_Prompt_
Without the pictures, set down every line of the data exactly.

_Given data_

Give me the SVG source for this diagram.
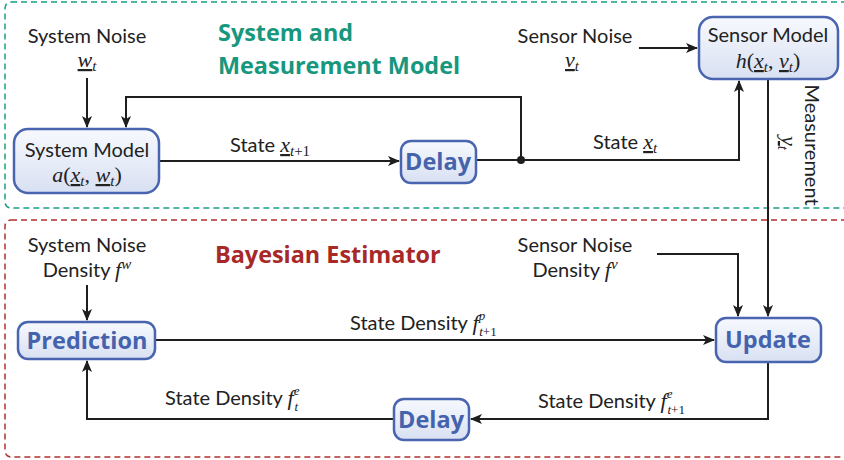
<svg xmlns="http://www.w3.org/2000/svg" width="844" height="460" viewBox="0 0 844 460">
<style>
.t{font-family:Lato,"Open Sans","DejaVu Sans",sans-serif;font-size:20px;fill:#222}
.m{font-family:"Liberation Serif","DejaVu Serif",serif;font-style:italic;font-size:22px;fill:#222}
.r{font-style:normal}
.s{font-size:15px}
.ss{font-size:13px}
.u{text-decoration:underline}
.nb{font-family:"Open Sans",Lato,sans-serif;font-weight:bold;font-size:23.5px;fill:#4563ad}
.box{fill:url(#g);stroke:#4a65af;stroke-width:2.5}
.wa{stroke:#1e1e1e;stroke-width:2;fill:none;marker-end:url(#ah)}
.ttl{font-family:"Open Sans",Lato,sans-serif;font-weight:bold;font-size:23.4px}
</style>
<defs>
<linearGradient id="g" x1="0" y1="0" x2="0" y2="1">
<stop offset="0" stop-color="#f7f9fe"/>
<stop offset="1" stop-color="#d8e0f2"/>
</linearGradient>
<marker id="ah" viewBox="0 0 12 10" refX="11" refY="5" markerWidth="12" markerHeight="10" markerUnits="userSpaceOnUse" orient="auto">
<path d="M0,0 L12,5 L0,10 L3,5 Z" fill="#1e1e1e"/>
</marker>
</defs>

<rect x="5" y="2" width="850" height="206" rx="6" fill="none" stroke="#1a9e88" stroke-width="1.5" stroke-dasharray="6,4"/>
<rect x="5" y="220" width="850" height="237" rx="6" fill="none" stroke="#b03232" stroke-width="1.5" stroke-dasharray="6,4"/>

<text class="ttl" x="218" y="41" fill="#16977e">System and</text>
<text class="ttl" x="218" y="74" fill="#16977e">Measurement Model</text>
<text class="ttl" x="215" y="263" fill="#a82828">Bayesian Estimator</text>

<g id="connectors">
<path class="wa" d="M87,78 V127"/>
<path class="wa" d="M521,160 V97 H126 V127"/>
<path class="wa" d="M159,161 H399"/>
<path class="wa" d="M476,160 H739 V81"/>
<circle cx="521" cy="160" r="4" fill="#1e1e1e"/>
<path class="wa" d="M639,48 H697"/>
<path class="wa" d="M768,79 V316"/>
<path class="wa" d="M657,254 H738 V316"/>
<path class="wa" d="M87,285 V320"/>
<path class="wa" d="M155,340 H714"/>
<path class="wa" d="M768,362 V419 H471"/>
<path class="wa" d="M394,419 H87 V361"/>
</g>

<g id="labels">
<text class="t" x="87" y="43" text-anchor="middle">System Noise</text>
<text class="m" x="87" y="67" text-anchor="middle"><tspan class="u">w</tspan><tspan class="s" dy="4">t</tspan></text>
<text class="t" x="230" y="152">State <tspan class="m u">x</tspan><tspan class="m s" dy="4">t</tspan><tspan class="m s r" >+1</tspan></text>
<text class="t" x="593" y="149">State <tspan class="m u">x</tspan><tspan class="m s" dy="4">t</tspan></text>
<text class="t" x="575" y="43" text-anchor="middle">Sensor Noise</text>
<text class="m" x="572" y="67" text-anchor="middle"><tspan class="u">v</tspan><tspan class="s" dy="4">t</tspan></text>
<text class="t" transform="translate(805,145) rotate(90)" text-anchor="middle">Measurement</text>
<text class="m" transform="translate(782,143) rotate(90)" text-anchor="middle"><tspan class="u">y</tspan><tspan class="s" dy="4">t</tspan></text>
<text class="t" x="87" y="252" text-anchor="middle">System Noise</text>
<text class="t" x="87" y="277" text-anchor="middle">Density <tspan class="m">f</tspan><tspan class="m s" dy="-8">w</tspan></text>
<text class="t" x="575" y="252" text-anchor="middle">Sensor Noise</text>
<text class="t" x="575" y="277" text-anchor="middle">Density <tspan class="m">f</tspan><tspan class="m s" dy="-8">v</tspan></text>
<text class="t" x="350" y="330">State Density <tspan class="m">f</tspan><tspan class="m ss" dy="-10">p</tspan><tspan class="m ss" dx="-6" dy="16">t</tspan><tspan class="m ss r">+1</tspan></text>
<text class="t" x="165" y="405">State Density <tspan class="m">f</tspan><tspan class="m ss" dy="-10">e</tspan><tspan class="m ss" dx="-5" dy="16">t</tspan></text>
<text class="t" x="538" y="408">State Density <tspan class="m">f</tspan><tspan class="m ss" dy="-10">e</tspan><tspan class="m ss" dx="-5" dy="16">t</tspan><tspan class="m ss r">+1</tspan></text>
</g>

<g id="system-model">
<rect class="box" x="14" y="129" width="145" height="64" rx="14"/>
<text class="t" x="87" y="157" text-anchor="middle">System Model</text>
<text class="m" x="87" y="182" text-anchor="middle">a<tspan class="r">(</tspan><tspan class="u">x</tspan><tspan class="s" dy="4">t</tspan><tspan class="r" dy="-4">, </tspan><tspan class="u">w</tspan><tspan class="s" dy="4">t</tspan><tspan class="r" dy="-4">)</tspan></text>
</g>
<g id="delay-top">
<rect class="box" x="401" y="141" width="75" height="42" rx="10"/>
<text class="nb" x="438" y="170" text-anchor="middle">Delay</text>
</g>
<g id="sensor-model">
<rect class="box" x="699" y="17" width="139" height="62" rx="14"/>
<text class="t" x="768" y="42" text-anchor="middle">Sensor Model</text>
<text class="m" x="768" y="68" text-anchor="middle">h<tspan class="r">(</tspan><tspan class="u">x</tspan><tspan class="s" dy="4">t</tspan><tspan class="r" dy="-4">, </tspan><tspan class="u">v</tspan><tspan class="s" dy="4">t</tspan><tspan class="r" dy="-4">)</tspan></text>
</g>
<g id="prediction">
<rect class="box" x="18" y="322" width="137" height="37" rx="10"/>
<text class="nb" x="87" y="349" text-anchor="middle">Prediction</text>
</g>
<g id="update">
<rect class="box" x="716" y="318" width="105" height="44" rx="10"/>
<text class="nb" x="768" y="348" text-anchor="middle">Update</text>
</g>
<g id="delay-bottom">
<rect class="box" x="394" y="399" width="75" height="41" rx="10"/>
<text class="nb" x="431" y="428" text-anchor="middle">Delay</text>
</g>
</svg>
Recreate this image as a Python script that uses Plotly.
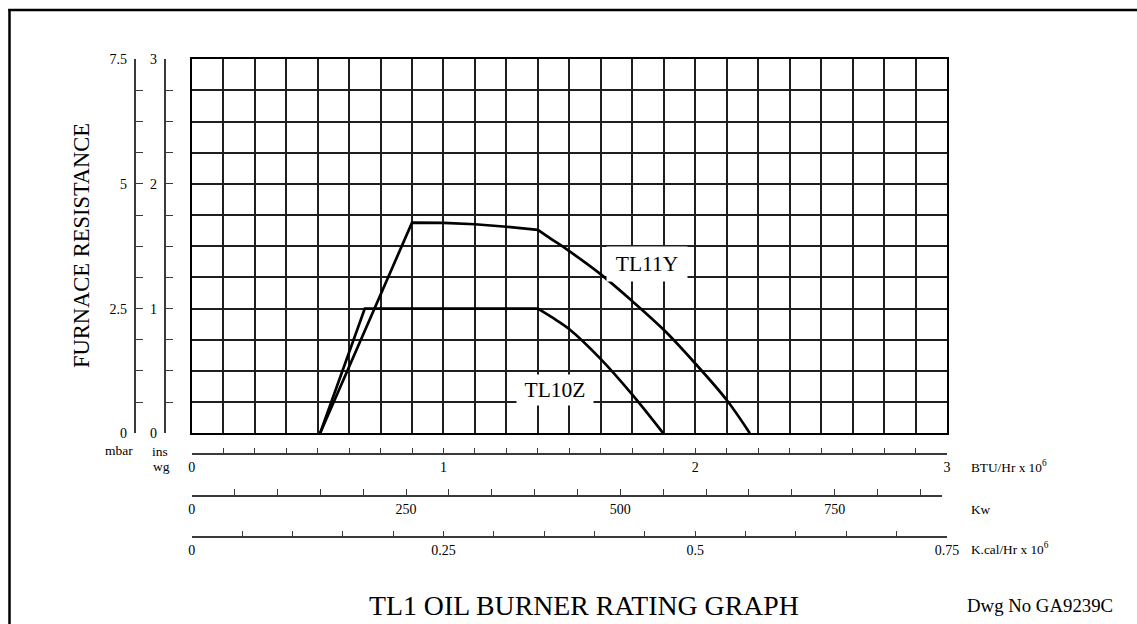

_Complete response_
Give me the SVG source for this diagram.
<svg xmlns="http://www.w3.org/2000/svg" width="844" height="460" viewBox="0 0 844 460">
<style>
.t{font-family:Lato,"Open Sans","DejaVu Sans",sans-serif;font-size:20px;fill:#222}
.m{font-family:"Liberation Serif","DejaVu Serif",serif;font-style:italic;font-size:22px;fill:#222}
.r{font-style:normal}
.s{font-size:15px}
.ss{font-size:13px}
.u{text-decoration:underline}
.nb{font-family:"Open Sans",Lato,sans-serif;font-weight:bold;font-size:23.5px;fill:#4563ad}
.box{fill:url(#g);stroke:#4a65af;stroke-width:2.5}
.wa{stroke:#1e1e1e;stroke-width:2;fill:none;marker-end:url(#ah)}
.ttl{font-family:"Open Sans",Lato,sans-serif;font-weight:bold;font-size:23.4px}
</style>
<defs>
<linearGradient id="g" x1="0" y1="0" x2="0" y2="1">
<stop offset="0" stop-color="#f7f9fe"/>
<stop offset="1" stop-color="#d8e0f2"/>
</linearGradient>
<marker id="ah" viewBox="0 0 12 10" refX="11" refY="5" markerWidth="12" markerHeight="10" markerUnits="userSpaceOnUse" orient="auto">
<path d="M0,0 L12,5 L0,10 L3,5 Z" fill="#1e1e1e"/>
</marker>
</defs>

<rect x="5" y="2" width="850" height="206" rx="6" fill="none" stroke="#1a9e88" stroke-width="1.5" stroke-dasharray="6,4"/>
<rect x="5" y="220" width="850" height="237" rx="6" fill="none" stroke="#b03232" stroke-width="1.5" stroke-dasharray="6,4"/>

<text class="ttl" x="218" y="41" fill="#16977e">System and</text>
<text class="ttl" x="218" y="74" fill="#16977e">Measurement Model</text>
<text class="ttl" x="215" y="263" fill="#a82828">Bayesian Estimator</text>

<g id="connectors">
<path class="wa" d="M87,78 V127"/>
<path class="wa" d="M521,160 V97 H126 V127"/>
<path class="wa" d="M159,161 H399"/>
<path class="wa" d="M476,160 H739 V81"/>
<circle cx="521" cy="160" r="4" fill="#1e1e1e"/>
<path class="wa" d="M639,48 H697"/>
<path class="wa" d="M768,79 V316"/>
<path class="wa" d="M657,254 H738 V316"/>
<path class="wa" d="M87,285 V320"/>
<path class="wa" d="M155,340 H714"/>
<path class="wa" d="M768,362 V419 H471"/>
<path class="wa" d="M394,419 H87 V361"/>
</g>

<g id="labels">
<text class="t" x="87" y="43" text-anchor="middle">System Noise</text>
<text class="m" x="87" y="67" text-anchor="middle"><tspan class="u">w</tspan><tspan class="s" dy="4">t</tspan></text>
<text class="t" x="230" y="152">State <tspan class="m u">x</tspan><tspan class="m s" dy="4">t</tspan><tspan class="m s r" >+1</tspan></text>
<text class="t" x="593" y="149">State <tspan class="m u">x</tspan><tspan class="m s" dy="4">t</tspan></text>
<text class="t" x="575" y="43" text-anchor="middle">Sensor Noise</text>
<text class="m" x="572" y="67" text-anchor="middle"><tspan class="u">v</tspan><tspan class="s" dy="4">t</tspan></text>
<text class="t" transform="translate(805,145) rotate(90)" text-anchor="middle">Measurement</text>
<text class="m" transform="translate(782,143) rotate(90)" text-anchor="middle"><tspan class="u">y</tspan><tspan class="s" dy="4">t</tspan></text>
<text class="t" x="87" y="252" text-anchor="middle">System Noise</text>
<text class="t" x="87" y="277" text-anchor="middle">Density <tspan class="m">f</tspan><tspan class="m s" dy="-8">w</tspan></text>
<text class="t" x="575" y="252" text-anchor="middle">Sensor Noise</text>
<text class="t" x="575" y="277" text-anchor="middle">Density <tspan class="m">f</tspan><tspan class="m s" dy="-8">v</tspan></text>
<text class="t" x="350" y="330">State Density <tspan class="m">f</tspan><tspan class="m ss" dy="-10">p</tspan><tspan class="m ss" dx="-6" dy="16">t</tspan><tspan class="m ss r">+1</tspan></text>
<text class="t" x="165" y="405">State Density <tspan class="m">f</tspan><tspan class="m ss" dy="-10">e</tspan><tspan class="m ss" dx="-5" dy="16">t</tspan></text>
<text class="t" x="538" y="408">State Density <tspan class="m">f</tspan><tspan class="m ss" dy="-10">e</tspan><tspan class="m ss" dx="-5" dy="16">t</tspan><tspan class="m ss r">+1</tspan></text>
</g>

<g id="system-model">
<rect class="box" x="14" y="129" width="145" height="64" rx="14"/>
<text class="t" x="87" y="157" text-anchor="middle">System Model</text>
<text class="m" x="87" y="182" text-anchor="middle">a<tspan class="r">(</tspan><tspan class="u">x</tspan><tspan class="s" dy="4">t</tspan><tspan class="r" dy="-4">, </tspan><tspan class="u">w</tspan><tspan class="s" dy="4">t</tspan><tspan class="r" dy="-4">)</tspan></text>
</g>
<g id="delay-top">
<rect class="box" x="401" y="141" width="75" height="42" rx="10"/>
<text class="nb" x="438" y="170" text-anchor="middle">Delay</text>
</g>
<g id="sensor-model">
<rect class="box" x="699" y="17" width="139" height="62" rx="14"/>
<text class="t" x="768" y="42" text-anchor="middle">Sensor Model</text>
<text class="m" x="768" y="68" text-anchor="middle">h<tspan class="r">(</tspan><tspan class="u">x</tspan><tspan class="s" dy="4">t</tspan><tspan class="r" dy="-4">, </tspan><tspan class="u">v</tspan><tspan class="s" dy="4">t</tspan><tspan class="r" dy="-4">)</tspan></text>
</g>
<g id="prediction">
<rect class="box" x="18" y="322" width="137" height="37" rx="10"/>
<text class="nb" x="87" y="349" text-anchor="middle">Prediction</text>
</g>
<g id="update">
<rect class="box" x="716" y="318" width="105" height="44" rx="10"/>
<text class="nb" x="768" y="348" text-anchor="middle">Update</text>
</g>
<g id="delay-bottom">
<rect class="box" x="394" y="399" width="75" height="41" rx="10"/>
<text class="nb" x="431" y="428" text-anchor="middle">Delay</text>
</g>
</svg>
Recreate this image as a Python script that uses Plotly.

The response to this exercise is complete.